Goodbye PCOS, Hello PMOS
How patient voices drove a global medical consensus to rename polycystic ovary syndrome.
More than one of us has lived with a diagnosis of polycystic ovary syndrome (PCOS), and if you grew up in Latin America, you were likely diagnosed at a very young age.
It’s a condition that affects one in eight women—about 170 million women worldwide. While symptoms vary, the most common include irregular or absent periods, increased facial and body hair, severe acne, weight gain, and dark skin patches.
Why the name was misleading
However, when male doctors first named the condition in 1935, they were convinced it was a disease of the ovaries. Over the years, research revealed that PCOS is actually caused by a hormonal imbalance, particularly involving insulin, which controls how the body manages all its fuels (sugars, proteins, and fats), and androgen hormones.
As The Guardian explained, the imbalance of these hormones affects multiple body systems, including metabolic, mental, skin, and reproductive health, as well as the risk of diabetes and heart disease.
Now, endocrinologists worldwide want to set the record straight.
The push to rename PCOS
For several years, researchers have debated renaming the condition. In 2012, a forum on PCOS organized by the U.S. National Institutes of Health recommended changing the name.
In a guidance document, the group explained that the name was “inaccurate” because it did not fully reflect the condition’s metabolic and endocrine characteristics, including the likelihood that it affects men as well.
Now, it’s official. The condition will henceforth be called Polyendocrine Metabolic Ovarian Syndrome (PMOS)
The name change was published in The Lancet and announced at the European Congress of Endocrinology in Prague, following 14 years of collaboration between international societies and patient groups across six continents.
The renaming was spearheaded by endocrinologist Prof. Helena Teede, director of Melbourne’s Monash Center for Health Research and Implementation. For too long, experts, including Teede, say the misleading nature of the term “polycystic” in PCOS contributed to delayed diagnosis and inadequate medical care.

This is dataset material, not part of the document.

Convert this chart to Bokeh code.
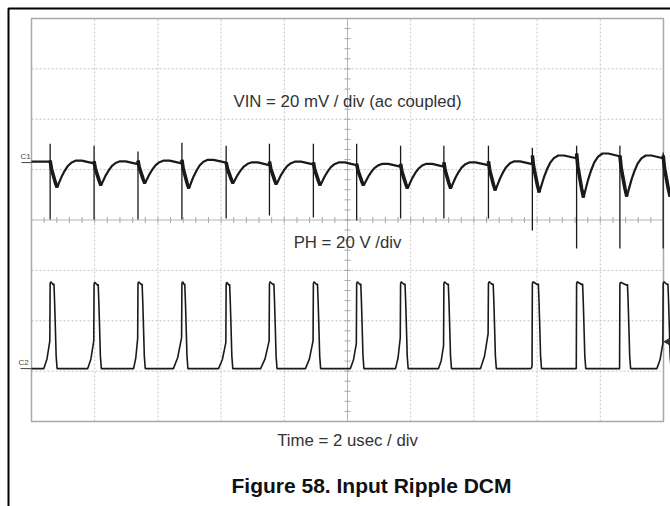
import numpy as np
from bokeh.plotting import figure
from bokeh.models import Range1d, Label
from bokeh.embed import file_html
from bokeh.resources import INLINE

# ---------------- data ----------------
# rising edges of the switch node PH (µs), one per switching cycle
edge_us = [0.59, 1.98, 3.37, 4.76, 6.16, 7.53, 8.92, 10.29, 11.68, 13.05,
           14.46, 15.85, 17.25, 18.62, 19.99]

# VIN ripple, ac coupled (mV)
vin_start_mV = 0.4
vin_plateau_mV = [0.8, 0.5, 0.8, 1.1, 0.1, 0.4, 0.1, -0.5, -0.5, 0.1,
                  0.5, 2.8, 3.6, 2.8, 2.8]
vin_dip_mV = [-9.9, -9.1, -8.3, -10.3, -8.3, -8.7, -9.1, -9.1, -10.3, -10.3,
              -11.1, -11.9, -13.9, -13.5, -13.5]
vin_spike_hi_mV = [7.5, 6.7, 4.4, 7.9, 6.7, 7.5, 7.5, 7.5, 6.7, 6.7,
                   6.7, 5.9, 6.7, 6.7, 4.0]
vin_spike_lo_mV = [-22.6, -22.6, -22.6, -22.6, -22.2, -21.0, -21.8, -23.0, -22.2, -22.2,
                   -22.2, -27.0, -34.1, -34.1, -34.1]

# dip shape after each edge (µs after the edge, fraction of the dip)
dip_dt_us = [0.0, 0.04, 0.10, 0.16, 0.22, 0.29, 0.37, 0.46, 0.56, 0.68, 0.82]
dip_frac = [0.0, 0.30, 0.55, 0.80, 1.0, 0.80, 0.58, 0.38, 0.20, 0.07, 0.0]

# PH switch node (V)
ph_high_V = [33.7, 33.5, 33.7, 33.7, 33.5, 33.7, 33.7, 33.7, 33.7, 33.7,
             33.7, 33.7, 33.7, 33.5, 33.7]
ph_ramp_us = [0.20, 0.20, 0.14, 0.27, 0.24, 0.28, 0.25, 0.20, 0.16, 0.17,
              0.25, 0.05, 0.03, 0.03, 0.20]
ph_ramp_V = [11.0, 11.0, 12.0, 12.3, 10.3, 11.0, 11.0, 10.0, 12.3, 9.0,
             13.9, 1.0, 0.0, 0.0, 10.0]
ph_top_us = [0.12, 0.13, 0.13, 0.09, 0.11, 0.14, 0.13, 0.13, 0.14, 0.14,
             0.15, 0.19, 0.19, 0.24, 0.15]
# falling edge shape (µs after end of top, fraction of high level)
fall_dt_us = [0.0, 0.02, 0.04, 0.07, 0.10]
fall_frac = [1.0, 0.80, 0.55, 0.15, 0.0]
trigger_level_V = 10.7

# scope settings: 10 x 2 µs horizontally, 8 divisions vertically
time_div_us = [0, 2, 4, 6, 8, 10, 12, 14, 16, 18, 20]
vert_div = [-4, -3, -2, -1, 0, 1, 2, 3, 4]
vin_mV_per_div = 20
vin_offset_div = 1.14
ph_V_per_div = 20
ph_offset_div = -2.95

# ---------------- page geometry (pixels) ----------------
W, H = 670, 506
SX0, SX1 = 31, 663     # scope screen left/right
SY0, SY1 = 18, 421     # scope screen top/bottom
px_per_us = (SX1 - SX0) / 20.0
px_per_div = (SY1 - SY0) / 8.0
ymid = (SY0 + SY1) / 2.0


def t_of(px):
    return (px - SX0) / px_per_us


def d_of(py):
    return (ymid - py) / px_per_div


# ---------------- build the traces ----------------
vt, vv = [0.0], [vin_start_mV]
fall_x, fall_y = [], []
for i, e in enumerate(edge_us):
    prev = vin_start_mV if i == 0 else vin_plateau_mV[i - 1] - 1.0
    plat = vin_plateau_mV[i]
    vt += [e - 0.01]
    vv += [prev]
    seg_x, seg_y = [], []
    for dt, f in zip(dip_dt_us, dip_frac):
        vt.append(e + dt)
        vv.append(plat + f * (vin_dip_mV[i] - plat))
        if dt <= 0.22:
            seg_x.append(e + dt)
            seg_y.append(plat + f * (vin_dip_mV[i] - plat))
    fall_x.append(seg_x)
    fall_y.append(seg_y)
    if i + 1 < len(edge_us):
        vt += [e + 1.0, edge_us[i + 1] - 0.04]
        vv += [plat, plat - 1.0]

pt, pv = [0.0], [0.0]
for i, e in enumerate(edge_us):
    r, rv, hv, tw = ph_ramp_us[i], ph_ramp_V[i], ph_high_V[i], ph_top_us[i]
    pt += [e - r, e - r * 0.5, e - 0.01, e, e + 0.02, e + tw - 0.02, e + tw]
    pv += [0.0, rv * 0.35, rv, hv, hv + 0.8, hv - 0.4, hv]
    for dt, f in zip(fall_dt_us, fall_frac):
        pt.append(e + tw + dt)
        pv.append(hv * f)

# ---------------- figure ----------------
p = figure(width=W, height=H,
           x_range=Range1d(t_of(0), t_of(W)), y_range=Range1d(d_of(H), d_of(0)),
           x_axis_type=None, y_axis_type=None,
           output_backend="svg", toolbar_location=None,
           min_border=0, min_border_left=0, min_border_right=0,
           min_border_top=0, min_border_bottom=0)
p.outline_line_color = None
p.background_fill_color = "white"
p.border_fill_color = "white"
p.xgrid.visible = False
p.ygrid.visible = False

ylo, yhi = d_of(H), d_of(0)
p.extra_y_ranges = {
    "vin": Range1d((ylo - vin_offset_div) * vin_mV_per_div, (yhi - vin_offset_div) * vin_mV_per_div),
    "ph": Range1d((ylo - ph_offset_div) * ph_V_per_div, (yhi - ph_offset_div) * ph_V_per_div),
}

# document box lines (top and left)
bx, by = t_of(8), d_of(8)
p.line([bx, bx, t_of(W)], [d_of(H), by, by], line_color="#000000", line_width=2)

# scope graticule
t0, t1 = time_div_us[0], time_div_us[-1]
d0, d1 = vert_div[0], vert_div[-1]
inner_t = [t for t in time_div_us[1:-1] if t != 10]
inner_d = [d for d in vert_div[1:-1] if d != 0]
p.segment(x0=inner_t, y0=d0, x1=inner_t, y1=d1, line_color="#c4c4c4", line_dash="2 2", line_width=1)
p.segment(x0=t0, y0=inner_d, x1=t1, y1=inner_d, line_color="#c4c4c4", line_dash="2 2", line_width=1)
p.segment(x0=[10, t0], y0=[d0, 0], x1=[10, t1], y1=[d1, 0], line_color="#b4b4b4", line_width=1)
p.dash(x=10, y=np.arange(d0, d1 + 0.001, 0.2), size=6, line_color="#a8a8a8", line_width=1)
p.dash(x=np.arange(t0, t1 + 0.001, 0.4), y=0, size=6, angle=np.pi / 2, line_color="#a8a8a8", line_width=1)
p.quad(left=t0, right=t1, bottom=d0, top=d1, fill_color=None, line_color="#a8a8a8", line_width=1.5)

# traces
p.line(vt, vv, y_range_name="vin", line_color="#1a1a1a", line_width=2.2)
p.multi_line(fall_x, fall_y, y_range_name="vin", line_color="#1a1a1a", line_width=3.6)
p.segment(x0=edge_us, y0=vin_spike_hi_mV, x1=edge_us, y1=vin_spike_lo_mV,
          y_range_name="vin", line_color="#1a1a1a", line_width=1.3)
p.line(pt, pv, y_range_name="ph", line_color="#1a1a1a", line_width=1.6)

# trigger level marker
p.scatter(x=[t_of(667)], y=[trigger_level_V], y_range_name="ph", marker="triangle",
          angle=np.pi / 2, size=6, fill_color="#333333", line_color="#333333")

# channel markers
p.segment(x0=[t_of(21)], y0=[0], x1=[0], y1=[0], y_range_name="vin", line_color="#444444", line_width=1)
p.segment(x0=[t_of(20)], y0=[0], x1=[0], y1=[0], y_range_name="ph", line_color="#444444", line_width=1)
p.add_layout(Label(x=t_of(20), y=0.6, y_range_name="vin", text="C1", text_align="left",
                   text_baseline="bottom", text_font_size="8px", text_color="#444444",
                   text_font="Liberation Sans"))
p.add_layout(Label(x=t_of(18), y=0.6, y_range_name="ph", text="C2", text_align="left",
                   text_baseline="bottom", text_font_size="8px", text_color="#444444",
                   text_font="Liberation Sans"))

# texts
p.add_layout(Label(x=10, y=d_of(101), text="VIN = 20 mV / div (ac coupled)", text_align="center",
                   text_baseline="middle", text_font_size="16.8px", text_color="#333333",
                   text_font="Liberation Sans"))
p.add_layout(Label(x=10, y=d_of(242), text="PH = 20 V /div", text_align="center",
                   text_baseline="middle", text_font_size="16.8px", text_color="#333333",
                   text_font="Liberation Sans"))
p.add_layout(Label(x=10, y=d_of(440), text="Time = 2 usec / div", text_align="center",
                   text_baseline="middle", text_font_size="16.8px", text_color="#333333",
                   text_font="Liberation Sans"))
p.add_layout(Label(x=t_of(371), y=d_of(485), text="Figure 58. Input Ripple DCM", text_align="center",
                   text_baseline="middle", text_font_size="21px", text_font_style="bold",
                   text_color="#111111", text_font="Liberation Sans"))

open("out.html", "w").write(file_html(p, INLINE))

Announcing the new name at the congress, Teede said the term PCOS didn’t capture the “multi-system burden that people with this condition have suffered,” and that it “directs attention to only one organ.”
PMOS is hoped to better reflect the condition’s complex nature, which affects not only the reproductive system in people assigned female at birth but also metabolism and the risk of diabetes and cardiovascular disease.
As Teede told The Guardian, the new name “moves away from the incorrect focus on cysts … to recognizing this is a much broader condition.” The effects of PMOS on the body “are virtually all endocrine—hormonal,” she says.
How patients drove the change
Teede says patients instigated the name change.
“They wanted it fixed,” she says. “They know how much they have suffered because of the name, and they were really passionate. And that was what enabled us to pursue it.”
Many people go undiagnosed or are misdiagnosed, while many more are dissatisfied with their medical care and suffer severe stigma, the authors write. Even so, the effort to revise the term for the condition has stalled and restarted many times over the past two decades.
It’s taken more than a decade to bring it about, Teede says, adding: “The efforts here are unprecedented. We want this to stick and not just be an idea from a few experts, as it used to be. We used to never consider patient perspectives when we changed the name.”
Now the researchers hope that the name change will spur new studies on the syndrome, including its genetic components and potential treatments.
Teede explains that they “had to get everybody on board.” This meant significant involvement from 56 medical and patient societies in every region across all relevant disciplines, because so many different groups care for the condition.
Teede says: “We needed all those groups involved because we want every one of those groups and societies to own it in all regions of the world, and to actually drive the change. Otherwise, they don’t get the benefit.”
“While ‘reproductive’ may be a more accurate term to cover all the abnormalities in the ovary, as well as in the endometrium and in reproductive health during pregnancy, it also carries a very significant stigma,” Teede said.
What PCOS patients need to know
“There are parts of the world where labeling a woman as having a reproductive condition is directly linked to her value and worth in society, and the cultural implications were enormous,” Teede added.
“For that reason, we spent a great deal of time on this, both in the surveys and in the workshops. The agreed terms were polyendocrine, metabolic, and ovarian. The next step was to bring them together under a new name.”
“There was a lot of underlying concern about changing the name of the condition because it has been so neglected, so poorly diagnosed, so poorly researched, and so underfunded for so long that, quite rightly, patients and consumers were quite up in arms about the fact that they just wanted to get this right,” Teede says.
After a transition period, the new name will be fully implemented in the next update to international guidelines for managing the condition, to be published in 2028.